On Sept. 21, seven of the nine candidates running for the three open slots on the Peoria Unified School District board attended a candidate forum, where they outlined their ideas, perspectives and plans.
More than 35,000 students attend PUSD schools in Glendale and Peoria.
While Linda Busam and Rebecca Hill were unable to attend, CJ Williams, Kirk Hobbs, Davita Solter, Kacie Franklin, Bill Sorensen, Devon Updegraff-Day and David Sandoval participated in the online event.
Candidates were asked about issues that prompted them to run for the governing board.
A mother of three children and lifelong West Valley resident, Franklin outlined her plans for educators throughout the district.
“One of the primary issues for me is our teacher retention. We have a history of bringing in fabulous people but not being able to retain them due to a number of factors,” said Franklin. “I truly believe that we need to look at significant ways to retain our wonderful educators, because they are the reason that we keep moving forward and that we produce some of the most stellar students in the state.”
Hobbs, the father of three PUSD students and a 10-year volunteer in the district, said concerns in regard to student success rates led him to become a candidate.
“When I really looked at the concerns that most parents I come in contact with have, I think probably the biggest issue is concern with getting students back on track in regard to overall performance. In many of our school districts, we’re seeing our juniors are failing on the state ELA (English Language Arts) tests somewhere at somewhere over 50%. We’ve got close to 44% who are not passing our math state test. So, my concern is returning PUSD back to the school district of choice,” said Hobbs. “My wife and I chose where we live 15 years ago because of the school district’s reputation, so I’d like to see us return to that excellence.”
Sandoval, the president of the school board who is seeking reelection, reflected on the aspects of the board that inspired him to rerun. His fellow board members Monica Ceja Martinez and Judy Doane are not running for reelection.
“We’ve seen a lot over the last three-plus years,” Sandoval said. “The dynamics of the Red for Ed movement, the hiring of a new superintendent and now through the pandemic. I’ll continue to be present and listen first to understand, be very informed and make data-driven decisions with a focus on our most important assets—our youth.”
After serving over three decades in the district, Solter said passion for service and education led her to run.
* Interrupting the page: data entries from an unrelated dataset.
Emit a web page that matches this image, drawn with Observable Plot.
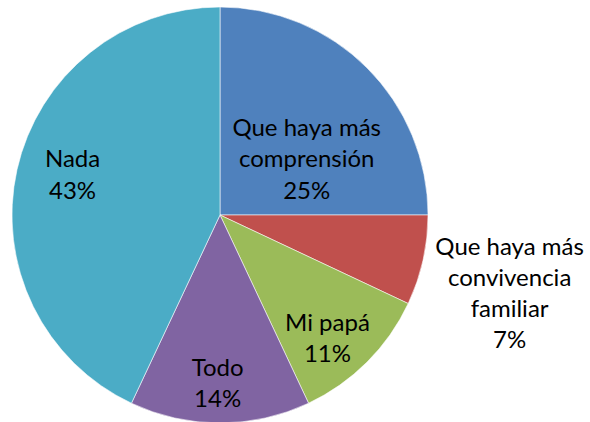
<!DOCTYPE html>
<html><head><meta charset="utf-8">
<script src="https://cdn.jsdelivr.net/npm/d3@7"></script>
<script src="https://cdn.jsdelivr.net/npm/@observablehq/plot@0.6"></script>
<style>body{margin:0;background:#fff;overflow:hidden}</style>
</head><body><div id="chart"></div>
<script>
// Data
const categories = ["Que haya más comprensión", "Que haya más convivencia familiar", "Mi papá", "Todo", "Nada"];
const labelText = ["Que haya más\ncomprensión", "Que haya más\nconvivencia\nfamiliar", "Mi papá", "Todo", "Nada"];
const values = [25, 7, 11, 14, 43];

// Styles / layout
const colors = ["#4F81BD", "#C0504D", "#9BBB59", "#8064A2", "#4BACC6"];
// label placement: [angle (deg, clockwise from top), radius fraction]
const labelPolar = [[56, 0.50], [104.7, 1.437], [138.5, 0.776], [181, 0.80], [286, 0.74]];

const data = categories.map((c, i) => ({category: c, value: values[i], color: colors[i]}));
const total = d3.sum(values);
const arcs = d3.pie().sort(null).value(d => d.value)(data);

const labels = data.map((d, i) => {
  const [a, f] = labelPolar[i];
  const t = a * Math.PI / 180;
  return {
    x: f * Math.sin(t),
    y: f * Math.cos(t),
    text: labelText[i] + "\n" + Math.round(d.value / total * 100) + "%"
  };
});

const slices = (index, scales) => {
  const cx = scales.x(0), cy = scales.y(0), R = scales.x(1) - scales.x(0);
  const g = d3.create("svg:g").attr("transform", `translate(${cx},${cy})`);
  const arc = d3.arc().innerRadius(0).outerRadius(R);
  g.selectAll("path").data(arcs).join("path")
    .attr("d", arc)
    .attr("fill", d => d.data.color)
    .attr("stroke", "#ffffff")
    .attr("stroke-opacity", 0.7)
    .attr("stroke-width", 0.8);
  return g.node();
};

const chart = Plot.plot({
  width: 590,
  height: 422,
  margin: 0,
  style: {background: "#fff", overflow: "visible"},
  x: {domain: [-1, 1], range: [12, 428], axis: null},
  y: {domain: [-1, 1], range: [423, 7], axis: null},
  marks: [
    slices,
    Plot.text(labels, {
      x: "x", y: "y", text: "text",
      fontSize: 24, fontFamily: "Lato", fill: "#000",
      lineHeight: 1.3, textAnchor: "middle"
    })
  ]
});
document.getElementById("chart").append(chart);
</script>
</body></html>
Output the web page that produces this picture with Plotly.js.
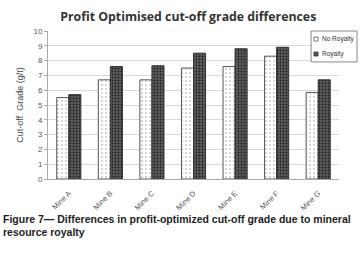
<!DOCTYPE html>
<html><head><meta charset="utf-8">
<script src="https://cdn.plot.ly/plotly-3.0.1.min.js"></script>
<style>body{margin:0;background:#fff}#c{width:360px;height:258px}</style>
</head><body><div id="c"></div>
<script>
const categories = ["Mine A","Mine B","Mine C","Mine D","Mine E","Mine F","Mine G"];
const noRoyalty = [5.5, 6.7, 6.7, 7.5, 7.6, 8.3, 5.85];
const royalty = [5.7, 7.6, 7.65, 8.5, 8.8, 8.9, 6.7];
const yTicks = [0,1,2,3,4,5,6,7,8,9,10];
const seriesNames = ["No Royalty","Royalty"];

const traces = [
  {type:'bar', name:seriesNames[0], x:categories, y:noRoyalty,
   marker:{color:'#ffffff', line:{color:'#555555', width:1},
     pattern:{shape:'.', fgcolor:'#999999', bgcolor:'#ffffff', size:4, solidity:0.12}}},
  {type:'bar', name:seriesNames[1], x:categories, y:royalty,
   marker:{color:'#555555', line:{color:'#333333', width:1},
     pattern:{shape:'.', fgcolor:'#1e1e1e', bgcolor:'#5c5c5c', size:3, solidity:0.3}}}
];
const legendShapes = [
  {type:'rect', xref:'paper', yref:'paper', x0:0.904, x1:1.062, y0:0.791, y1:1.0, line:{color:'#888', width:1}, fillcolor:'#fff', layer:'above'},
  {type:'rect', xref:'paper', yref:'paper', x0:0.914, x1:0.928, y0:0.932, y1:0.959, line:{color:'#555', width:0.8}, fillcolor:'#fff', layer:'above'},
  {type:'rect', xref:'paper', yref:'paper', x0:0.914, x1:0.928, y0:0.831, y1:0.858, line:{color:'#333', width:0.8}, fillcolor:'#555', layer:'above'}
];
const layout = {
  width:360, height:258, margin:{l:48, r:21, t:31, b:79},
  paper_bgcolor:'#fff', plot_bgcolor:'#fff',
  barmode:'group', bargap:0.42, bargroupgap:0,
  font:{family:'Liberation Sans, Arial, sans-serif', color:'#555'},
  title:{text:'<b>Profit Optimised cut-off grade differences</b>', x:0.523, xanchor:'center', y:0.935, yanchor:'middle',
    font:{family:'Open Sans, sans-serif', size:12.3, color:'#333'}},
  xaxis:{tickangle:-45, tickfont:{size:7.5, color:'#555'}, showline:true, linecolor:'#aaa', linewidth:1,
    ticks:'outside', ticklen:6, tickcolor:'rgba(0,0,0,0)', showgrid:false},
  yaxis:{range:[0,10], tickvals:yTicks, tickfont:{size:8, color:'#555'}, showline:true, linecolor:'#aaa', linewidth:1,
    gridcolor:'#d9d9d9', zeroline:false, ticks:'outside', ticklen:3, tickcolor:'#aaa',
    title:{text:'Cut-off  Grade (g/t)', font:{size:9, color:'#444'}, standoff:8}},
  showlegend:false,
  shapes:legendShapes,
  annotations:[
    {xref:'paper', yref:'paper', x:0.935, y:0.946, xanchor:'left', yanchor:'middle', showarrow:false,
     text:seriesNames[0], font:{size:6.5, color:'#333'}},
    {xref:'paper', yref:'paper', x:0.935, y:0.845, xanchor:'left', yanchor:'middle', showarrow:false,
     text:seriesNames[1], font:{size:6.5, color:'#333'}},
    {xref:'paper', yref:'paper', x:-0.162, y:-0.270, xanchor:'left', yanchor:'middle', align:'left', showarrow:false,
     text:'<b>Figure 7— Differences in profit-optimized cut-off grade due to mineral</b>',
     font:{family:'Liberation Sans, Arial, sans-serif', size:10.5, color:'#222'}},
    {xref:'paper', yref:'paper', x:-0.162, y:-0.358, xanchor:'left', yanchor:'middle', align:'left', showarrow:false,
     text:'<b>resource royalty</b>',
     font:{family:'Liberation Sans, Arial, sans-serif', size:10.5, color:'#222'}}
  ]
};
Plotly.newPlot('c', traces, layout, {displayModeBar:false, staticPlot:true});
</script></body></html>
“In 2012, I retired from the school district and I currently work in Glendale Elementary School District as the Wellness Program specialist. Because of my part-time ability, I am able to volunteer in five of the PUSD sites. I’m also very active in the city of Glendale with different volunteer organizations,” said Solter. “My passion is service and education, and I’m ready to go.”
Updegraff-Day outlined the experience in her field that she felt would allow her to advocate for diverse issues.
“I’m a practicing physician assistant, and I own a dermatology analogy practice with 17,000 active patients. … I have experience with the Child Protective Services adolescent department in the Baltimore area, as well as working with the House of Ruth, which is the escape for domestic violence, working with the children for those families,” said Updegraff-Day.
Williams noted she has family who served for the board and a kindergartener starting this school year.
“It’s in our blood,” Williams said. “My entire family serves the public interest of our students across the state. … The tradition continues. I’m invested for the long haul. I currently have the privilege for serving as the administrator for West-MEC and have served in public education for the last 19 years.”
Sorensen, a former principal of Centennial High School, cited his 17 years as an educator.
“There’s something about community and seeing the people around you every day that makes you want to add value. As a principal and assistant principal, I pride myself on being an active listener and I work for you. So, the concept of listening to our parents, to our students and to our teachers, to our leaders and creating meaning together in the name of community and connection and ensuring every single PUSD resident feels that they belong, is an absolute mission to our soul,” said Sorensen.